» Challenge
Output a verbatim copy of the data, cut off after the line that contains "CartesianGrid, Legend, Label".

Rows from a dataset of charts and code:

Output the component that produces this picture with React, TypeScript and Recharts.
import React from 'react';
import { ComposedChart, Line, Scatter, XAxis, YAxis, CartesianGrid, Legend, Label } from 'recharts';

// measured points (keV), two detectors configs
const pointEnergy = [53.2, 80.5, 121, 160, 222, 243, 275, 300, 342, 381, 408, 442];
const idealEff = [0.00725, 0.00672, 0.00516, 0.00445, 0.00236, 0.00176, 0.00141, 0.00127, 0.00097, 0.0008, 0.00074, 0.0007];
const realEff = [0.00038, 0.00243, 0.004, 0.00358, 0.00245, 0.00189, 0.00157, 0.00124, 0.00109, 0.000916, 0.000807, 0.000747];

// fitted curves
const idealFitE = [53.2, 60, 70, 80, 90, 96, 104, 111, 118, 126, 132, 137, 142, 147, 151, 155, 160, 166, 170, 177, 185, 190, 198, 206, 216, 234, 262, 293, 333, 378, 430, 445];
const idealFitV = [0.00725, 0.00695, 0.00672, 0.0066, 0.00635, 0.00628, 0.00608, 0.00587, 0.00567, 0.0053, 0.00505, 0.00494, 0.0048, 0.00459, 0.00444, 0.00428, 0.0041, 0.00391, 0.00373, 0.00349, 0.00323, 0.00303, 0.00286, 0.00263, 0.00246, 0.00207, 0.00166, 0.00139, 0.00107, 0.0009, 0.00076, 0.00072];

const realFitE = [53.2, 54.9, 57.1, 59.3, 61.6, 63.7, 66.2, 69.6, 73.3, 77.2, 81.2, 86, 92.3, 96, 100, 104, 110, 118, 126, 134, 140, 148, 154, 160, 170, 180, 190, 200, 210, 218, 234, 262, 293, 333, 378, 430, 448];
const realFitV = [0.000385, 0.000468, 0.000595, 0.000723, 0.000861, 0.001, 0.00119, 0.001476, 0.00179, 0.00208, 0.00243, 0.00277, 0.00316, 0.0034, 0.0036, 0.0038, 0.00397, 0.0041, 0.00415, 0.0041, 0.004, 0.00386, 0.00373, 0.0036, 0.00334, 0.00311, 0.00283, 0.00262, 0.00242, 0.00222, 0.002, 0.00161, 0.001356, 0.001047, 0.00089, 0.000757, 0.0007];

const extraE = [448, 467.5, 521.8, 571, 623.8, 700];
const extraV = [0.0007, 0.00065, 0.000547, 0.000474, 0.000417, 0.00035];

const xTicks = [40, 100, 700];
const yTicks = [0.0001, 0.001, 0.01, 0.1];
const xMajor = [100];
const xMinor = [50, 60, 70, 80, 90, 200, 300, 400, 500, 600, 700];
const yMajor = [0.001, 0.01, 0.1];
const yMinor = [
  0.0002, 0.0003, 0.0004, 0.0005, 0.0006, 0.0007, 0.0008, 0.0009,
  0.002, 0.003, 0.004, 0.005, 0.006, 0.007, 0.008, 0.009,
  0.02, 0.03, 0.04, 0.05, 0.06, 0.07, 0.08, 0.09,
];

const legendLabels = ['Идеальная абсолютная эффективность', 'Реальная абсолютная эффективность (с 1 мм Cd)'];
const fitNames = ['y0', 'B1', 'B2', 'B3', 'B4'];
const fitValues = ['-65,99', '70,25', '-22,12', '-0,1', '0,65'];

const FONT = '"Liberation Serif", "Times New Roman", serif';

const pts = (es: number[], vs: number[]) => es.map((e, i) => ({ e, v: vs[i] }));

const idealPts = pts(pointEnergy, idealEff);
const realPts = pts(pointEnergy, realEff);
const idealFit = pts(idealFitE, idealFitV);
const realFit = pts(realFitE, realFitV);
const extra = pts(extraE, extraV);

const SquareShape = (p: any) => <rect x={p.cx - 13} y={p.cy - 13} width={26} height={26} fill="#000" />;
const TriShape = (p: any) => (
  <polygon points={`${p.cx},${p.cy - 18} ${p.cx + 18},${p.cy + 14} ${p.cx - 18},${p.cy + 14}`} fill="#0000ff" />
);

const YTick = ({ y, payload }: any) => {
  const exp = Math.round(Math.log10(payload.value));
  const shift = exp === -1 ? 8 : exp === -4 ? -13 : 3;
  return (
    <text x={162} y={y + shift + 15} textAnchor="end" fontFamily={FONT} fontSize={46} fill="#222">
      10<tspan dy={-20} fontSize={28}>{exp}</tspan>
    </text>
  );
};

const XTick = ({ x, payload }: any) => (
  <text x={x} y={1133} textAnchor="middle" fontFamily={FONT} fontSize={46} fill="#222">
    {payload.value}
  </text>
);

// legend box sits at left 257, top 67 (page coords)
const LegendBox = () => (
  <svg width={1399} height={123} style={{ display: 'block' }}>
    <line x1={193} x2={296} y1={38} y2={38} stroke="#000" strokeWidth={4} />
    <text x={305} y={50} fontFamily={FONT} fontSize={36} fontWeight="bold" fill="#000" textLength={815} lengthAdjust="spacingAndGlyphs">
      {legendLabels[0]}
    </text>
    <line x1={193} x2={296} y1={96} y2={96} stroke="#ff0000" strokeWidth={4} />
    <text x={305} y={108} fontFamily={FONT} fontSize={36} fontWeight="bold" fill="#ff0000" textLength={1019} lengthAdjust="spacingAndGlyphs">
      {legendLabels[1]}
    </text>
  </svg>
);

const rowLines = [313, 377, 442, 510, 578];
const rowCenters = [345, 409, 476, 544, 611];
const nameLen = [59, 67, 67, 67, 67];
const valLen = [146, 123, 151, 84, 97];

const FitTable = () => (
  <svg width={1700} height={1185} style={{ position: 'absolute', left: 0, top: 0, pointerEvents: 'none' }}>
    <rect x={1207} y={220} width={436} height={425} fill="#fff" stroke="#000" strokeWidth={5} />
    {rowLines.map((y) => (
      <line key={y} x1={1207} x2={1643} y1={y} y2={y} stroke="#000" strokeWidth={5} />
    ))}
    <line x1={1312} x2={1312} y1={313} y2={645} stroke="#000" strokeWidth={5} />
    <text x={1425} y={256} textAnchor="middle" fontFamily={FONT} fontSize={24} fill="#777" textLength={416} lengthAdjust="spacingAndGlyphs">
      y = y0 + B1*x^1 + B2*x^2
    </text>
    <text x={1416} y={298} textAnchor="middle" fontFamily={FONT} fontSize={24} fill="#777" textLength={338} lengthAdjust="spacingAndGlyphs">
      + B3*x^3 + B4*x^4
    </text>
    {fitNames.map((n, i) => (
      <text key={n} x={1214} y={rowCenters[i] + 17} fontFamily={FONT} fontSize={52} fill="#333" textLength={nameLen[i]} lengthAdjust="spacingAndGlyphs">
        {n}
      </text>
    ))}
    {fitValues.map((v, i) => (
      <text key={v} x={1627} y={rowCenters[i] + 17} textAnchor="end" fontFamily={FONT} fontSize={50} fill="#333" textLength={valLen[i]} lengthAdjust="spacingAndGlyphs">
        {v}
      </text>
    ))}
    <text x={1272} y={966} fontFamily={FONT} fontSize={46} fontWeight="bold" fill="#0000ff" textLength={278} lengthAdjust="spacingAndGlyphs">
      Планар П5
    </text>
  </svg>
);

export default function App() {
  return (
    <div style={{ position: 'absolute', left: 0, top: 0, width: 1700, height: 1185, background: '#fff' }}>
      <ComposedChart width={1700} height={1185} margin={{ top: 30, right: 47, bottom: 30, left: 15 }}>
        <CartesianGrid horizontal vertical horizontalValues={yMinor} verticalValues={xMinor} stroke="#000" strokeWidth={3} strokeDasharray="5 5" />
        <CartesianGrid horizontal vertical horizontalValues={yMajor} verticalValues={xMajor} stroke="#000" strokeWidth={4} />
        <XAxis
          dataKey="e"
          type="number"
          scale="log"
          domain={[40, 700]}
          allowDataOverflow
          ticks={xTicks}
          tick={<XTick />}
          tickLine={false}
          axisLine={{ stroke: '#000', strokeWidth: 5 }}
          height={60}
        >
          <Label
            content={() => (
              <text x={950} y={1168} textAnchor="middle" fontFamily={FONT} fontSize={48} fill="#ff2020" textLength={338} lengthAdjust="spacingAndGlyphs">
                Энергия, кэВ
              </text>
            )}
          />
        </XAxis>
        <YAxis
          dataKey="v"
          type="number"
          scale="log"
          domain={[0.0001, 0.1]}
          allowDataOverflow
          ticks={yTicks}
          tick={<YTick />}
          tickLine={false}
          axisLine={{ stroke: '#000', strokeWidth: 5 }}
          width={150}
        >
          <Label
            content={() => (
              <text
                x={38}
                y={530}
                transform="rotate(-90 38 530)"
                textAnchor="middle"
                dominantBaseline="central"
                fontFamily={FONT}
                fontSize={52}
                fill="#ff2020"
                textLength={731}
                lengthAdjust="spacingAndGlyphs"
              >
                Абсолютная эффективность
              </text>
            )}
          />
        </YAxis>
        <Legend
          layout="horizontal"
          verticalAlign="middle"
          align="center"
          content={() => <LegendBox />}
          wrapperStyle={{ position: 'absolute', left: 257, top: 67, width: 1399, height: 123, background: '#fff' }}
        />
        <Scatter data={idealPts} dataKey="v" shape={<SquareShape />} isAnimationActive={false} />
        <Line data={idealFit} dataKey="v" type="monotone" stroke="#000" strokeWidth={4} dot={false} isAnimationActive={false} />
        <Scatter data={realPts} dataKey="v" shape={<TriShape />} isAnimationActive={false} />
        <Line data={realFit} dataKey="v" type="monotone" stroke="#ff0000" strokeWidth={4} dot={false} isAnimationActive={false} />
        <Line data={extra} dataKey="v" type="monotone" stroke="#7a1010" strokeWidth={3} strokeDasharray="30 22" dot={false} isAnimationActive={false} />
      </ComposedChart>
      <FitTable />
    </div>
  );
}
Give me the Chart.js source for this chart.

» Exercise output
Output the component that produces this picture with React, TypeScript and Recharts.
import React from 'react';
import { ComposedChart, Line, Scatter, XAxis, YAxis, CartesianGrid, Legend, Label } from 'recharts';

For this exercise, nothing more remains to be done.